>> start

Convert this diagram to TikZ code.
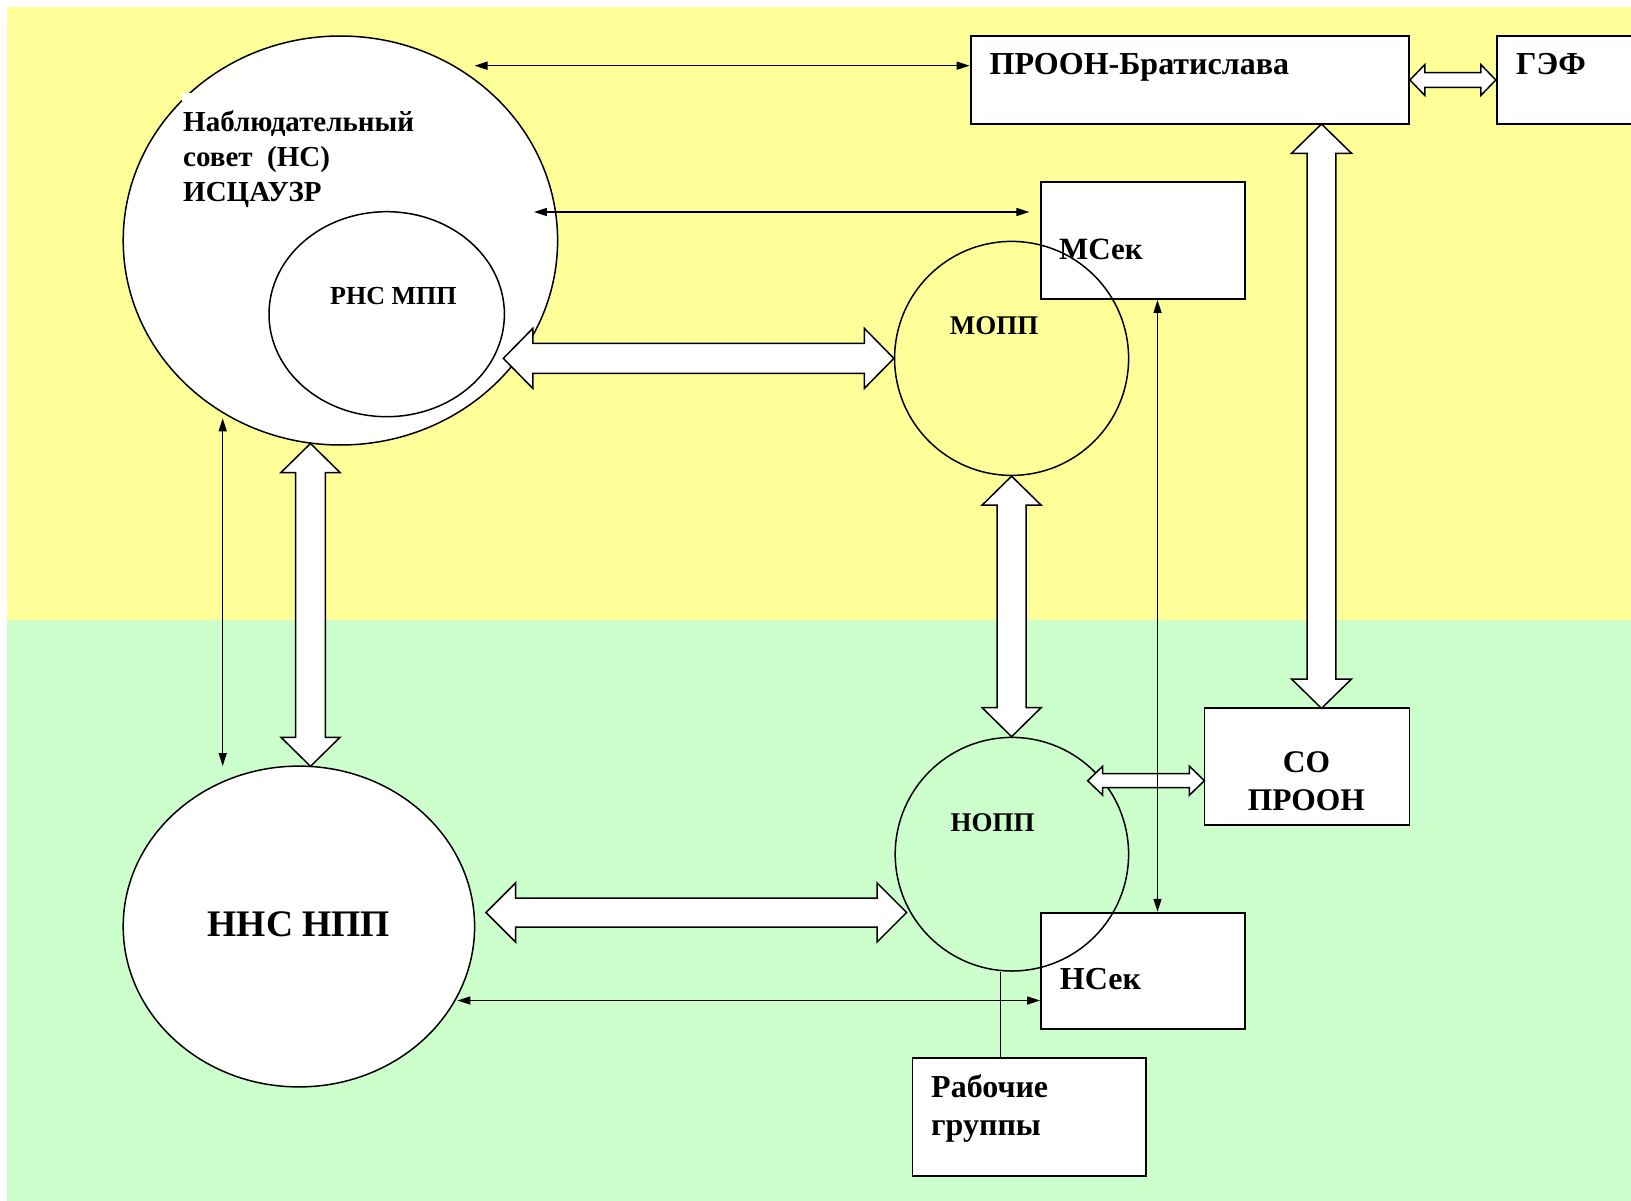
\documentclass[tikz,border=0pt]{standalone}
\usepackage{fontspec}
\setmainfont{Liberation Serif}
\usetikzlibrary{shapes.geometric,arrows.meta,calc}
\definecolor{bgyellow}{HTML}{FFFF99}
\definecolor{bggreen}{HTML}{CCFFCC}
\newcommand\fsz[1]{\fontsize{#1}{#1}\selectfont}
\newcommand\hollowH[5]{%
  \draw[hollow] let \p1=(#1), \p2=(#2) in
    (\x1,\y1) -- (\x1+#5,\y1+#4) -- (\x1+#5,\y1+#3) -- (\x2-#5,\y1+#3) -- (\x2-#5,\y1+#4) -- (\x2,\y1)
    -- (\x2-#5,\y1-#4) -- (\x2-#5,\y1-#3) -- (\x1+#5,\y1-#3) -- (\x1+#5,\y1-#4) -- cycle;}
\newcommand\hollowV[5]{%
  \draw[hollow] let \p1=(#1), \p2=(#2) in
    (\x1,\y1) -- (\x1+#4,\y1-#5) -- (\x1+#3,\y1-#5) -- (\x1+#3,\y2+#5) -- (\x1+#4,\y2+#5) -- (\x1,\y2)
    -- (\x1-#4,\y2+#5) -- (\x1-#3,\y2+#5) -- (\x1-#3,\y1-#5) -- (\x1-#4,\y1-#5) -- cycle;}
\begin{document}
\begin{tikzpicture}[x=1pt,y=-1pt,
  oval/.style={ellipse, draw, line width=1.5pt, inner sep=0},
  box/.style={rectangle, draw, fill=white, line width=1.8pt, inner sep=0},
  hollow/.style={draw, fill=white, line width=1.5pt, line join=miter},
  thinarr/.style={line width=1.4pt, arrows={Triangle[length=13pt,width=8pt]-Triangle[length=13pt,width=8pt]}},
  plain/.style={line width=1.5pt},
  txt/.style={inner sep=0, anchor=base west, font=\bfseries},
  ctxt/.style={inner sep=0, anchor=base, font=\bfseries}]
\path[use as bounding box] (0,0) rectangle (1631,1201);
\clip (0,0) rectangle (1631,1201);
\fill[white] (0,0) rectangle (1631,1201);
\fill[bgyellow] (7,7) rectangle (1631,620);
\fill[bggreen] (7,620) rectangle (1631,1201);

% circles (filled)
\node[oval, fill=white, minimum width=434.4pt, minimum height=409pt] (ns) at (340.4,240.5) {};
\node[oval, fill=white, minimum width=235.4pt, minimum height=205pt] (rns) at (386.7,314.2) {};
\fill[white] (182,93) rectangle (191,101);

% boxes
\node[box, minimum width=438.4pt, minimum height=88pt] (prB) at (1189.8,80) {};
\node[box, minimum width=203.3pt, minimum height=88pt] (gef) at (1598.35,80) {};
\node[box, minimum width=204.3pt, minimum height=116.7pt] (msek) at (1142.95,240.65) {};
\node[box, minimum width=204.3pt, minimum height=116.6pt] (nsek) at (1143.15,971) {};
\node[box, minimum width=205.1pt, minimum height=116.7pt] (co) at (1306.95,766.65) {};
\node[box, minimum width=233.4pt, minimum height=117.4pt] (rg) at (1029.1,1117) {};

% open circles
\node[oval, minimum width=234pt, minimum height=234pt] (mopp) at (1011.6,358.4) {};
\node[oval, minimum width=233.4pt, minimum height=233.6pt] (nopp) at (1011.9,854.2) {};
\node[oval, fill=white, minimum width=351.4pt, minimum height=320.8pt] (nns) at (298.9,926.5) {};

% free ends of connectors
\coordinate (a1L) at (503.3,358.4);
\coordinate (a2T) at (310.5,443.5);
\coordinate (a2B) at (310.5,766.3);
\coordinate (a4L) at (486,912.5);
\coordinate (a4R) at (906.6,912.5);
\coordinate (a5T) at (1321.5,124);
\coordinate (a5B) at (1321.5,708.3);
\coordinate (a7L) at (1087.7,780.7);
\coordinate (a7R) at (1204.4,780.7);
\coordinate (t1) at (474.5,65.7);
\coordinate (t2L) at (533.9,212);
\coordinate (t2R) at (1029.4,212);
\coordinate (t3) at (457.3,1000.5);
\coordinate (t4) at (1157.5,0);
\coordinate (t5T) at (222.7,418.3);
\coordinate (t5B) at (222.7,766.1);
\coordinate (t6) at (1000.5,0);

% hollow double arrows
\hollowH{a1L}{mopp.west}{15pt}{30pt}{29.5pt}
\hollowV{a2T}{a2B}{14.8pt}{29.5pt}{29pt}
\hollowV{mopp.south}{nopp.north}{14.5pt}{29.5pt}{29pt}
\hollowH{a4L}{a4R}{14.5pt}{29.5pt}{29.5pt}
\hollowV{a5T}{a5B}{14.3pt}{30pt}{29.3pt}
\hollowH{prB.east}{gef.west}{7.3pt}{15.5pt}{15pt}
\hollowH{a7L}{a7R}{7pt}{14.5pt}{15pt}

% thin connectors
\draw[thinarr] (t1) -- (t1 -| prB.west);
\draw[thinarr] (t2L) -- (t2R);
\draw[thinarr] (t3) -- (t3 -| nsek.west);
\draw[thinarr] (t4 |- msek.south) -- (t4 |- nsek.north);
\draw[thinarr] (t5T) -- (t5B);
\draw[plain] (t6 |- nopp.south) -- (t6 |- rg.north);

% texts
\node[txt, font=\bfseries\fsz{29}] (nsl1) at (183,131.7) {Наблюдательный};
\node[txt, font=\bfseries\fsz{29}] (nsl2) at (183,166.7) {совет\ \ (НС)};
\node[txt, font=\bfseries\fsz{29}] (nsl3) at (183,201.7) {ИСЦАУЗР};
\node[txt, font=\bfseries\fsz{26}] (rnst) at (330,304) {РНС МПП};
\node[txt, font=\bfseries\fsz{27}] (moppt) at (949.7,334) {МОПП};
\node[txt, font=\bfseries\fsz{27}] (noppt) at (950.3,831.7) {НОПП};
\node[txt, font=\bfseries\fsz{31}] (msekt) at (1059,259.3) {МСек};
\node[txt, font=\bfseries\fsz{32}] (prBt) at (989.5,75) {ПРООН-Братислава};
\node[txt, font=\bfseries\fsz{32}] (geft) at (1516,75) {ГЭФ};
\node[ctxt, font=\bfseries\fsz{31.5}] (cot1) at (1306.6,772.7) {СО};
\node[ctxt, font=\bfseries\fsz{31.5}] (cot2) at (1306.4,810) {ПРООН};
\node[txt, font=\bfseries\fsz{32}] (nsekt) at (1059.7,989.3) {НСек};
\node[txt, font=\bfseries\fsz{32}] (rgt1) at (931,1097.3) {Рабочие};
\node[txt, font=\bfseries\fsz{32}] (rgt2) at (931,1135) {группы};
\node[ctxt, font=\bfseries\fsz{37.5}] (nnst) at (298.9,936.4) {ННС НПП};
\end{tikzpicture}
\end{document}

>> end

- Problem statement: Repeat the listing above from its first line through the line that contains "(182,93) rectangle (191,101);", both included, and nothing more. Drop the pictures.

- The reply:
Convert this diagram to TikZ code.
\documentclass[tikz,border=0pt]{standalone}
\usepackage{fontspec}
\setmainfont{Liberation Serif}
\usetikzlibrary{shapes.geometric,arrows.meta,calc}
\definecolor{bgyellow}{HTML}{FFFF99}
\definecolor{bggreen}{HTML}{CCFFCC}
\newcommand\fsz[1]{\fontsize{#1}{#1}\selectfont}
\newcommand\hollowH[5]{%
  \draw[hollow] let \p1=(#1), \p2=(#2) in
    (\x1,\y1) -- (\x1+#5,\y1+#4) -- (\x1+#5,\y1+#3) -- (\x2-#5,\y1+#3) -- (\x2-#5,\y1+#4) -- (\x2,\y1)
    -- (\x2-#5,\y1-#4) -- (\x2-#5,\y1-#3) -- (\x1+#5,\y1-#3) -- (\x1+#5,\y1-#4) -- cycle;}
\newcommand\hollowV[5]{%
  \draw[hollow] let \p1=(#1), \p2=(#2) in
    (\x1,\y1) -- (\x1+#4,\y1-#5) -- (\x1+#3,\y1-#5) -- (\x1+#3,\y2+#5) -- (\x1+#4,\y2+#5) -- (\x1,\y2)
    -- (\x1-#4,\y2+#5) -- (\x1-#3,\y2+#5) -- (\x1-#3,\y1-#5) -- (\x1-#4,\y1-#5) -- cycle;}
\begin{document}
\begin{tikzpicture}[x=1pt,y=-1pt,
  oval/.style={ellipse, draw, line width=1.5pt, inner sep=0},
  box/.style={rectangle, draw, fill=white, line width=1.8pt, inner sep=0},
  hollow/.style={draw, fill=white, line width=1.5pt, line join=miter},
  thinarr/.style={line width=1.4pt, arrows={Triangle[length=13pt,width=8pt]-Triangle[length=13pt,width=8pt]}},
  plain/.style={line width=1.5pt},
  txt/.style={inner sep=0, anchor=base west, font=\bfseries},
  ctxt/.style={inner sep=0, anchor=base, font=\bfseries}]
\path[use as bounding box] (0,0) rectangle (1631,1201);
\clip (0,0) rectangle (1631,1201);
\fill[white] (0,0) rectangle (1631,1201);
\fill[bgyellow] (7,7) rectangle (1631,620);
\fill[bggreen] (7,620) rectangle (1631,1201);

% circles (filled)
\node[oval, fill=white, minimum width=434.4pt, minimum height=409pt] (ns) at (340.4,240.5) {};
\node[oval, fill=white, minimum width=235.4pt, minimum height=205pt] (rns) at (386.7,314.2) {};
\fill[white] (182,93) rectangle (191,101);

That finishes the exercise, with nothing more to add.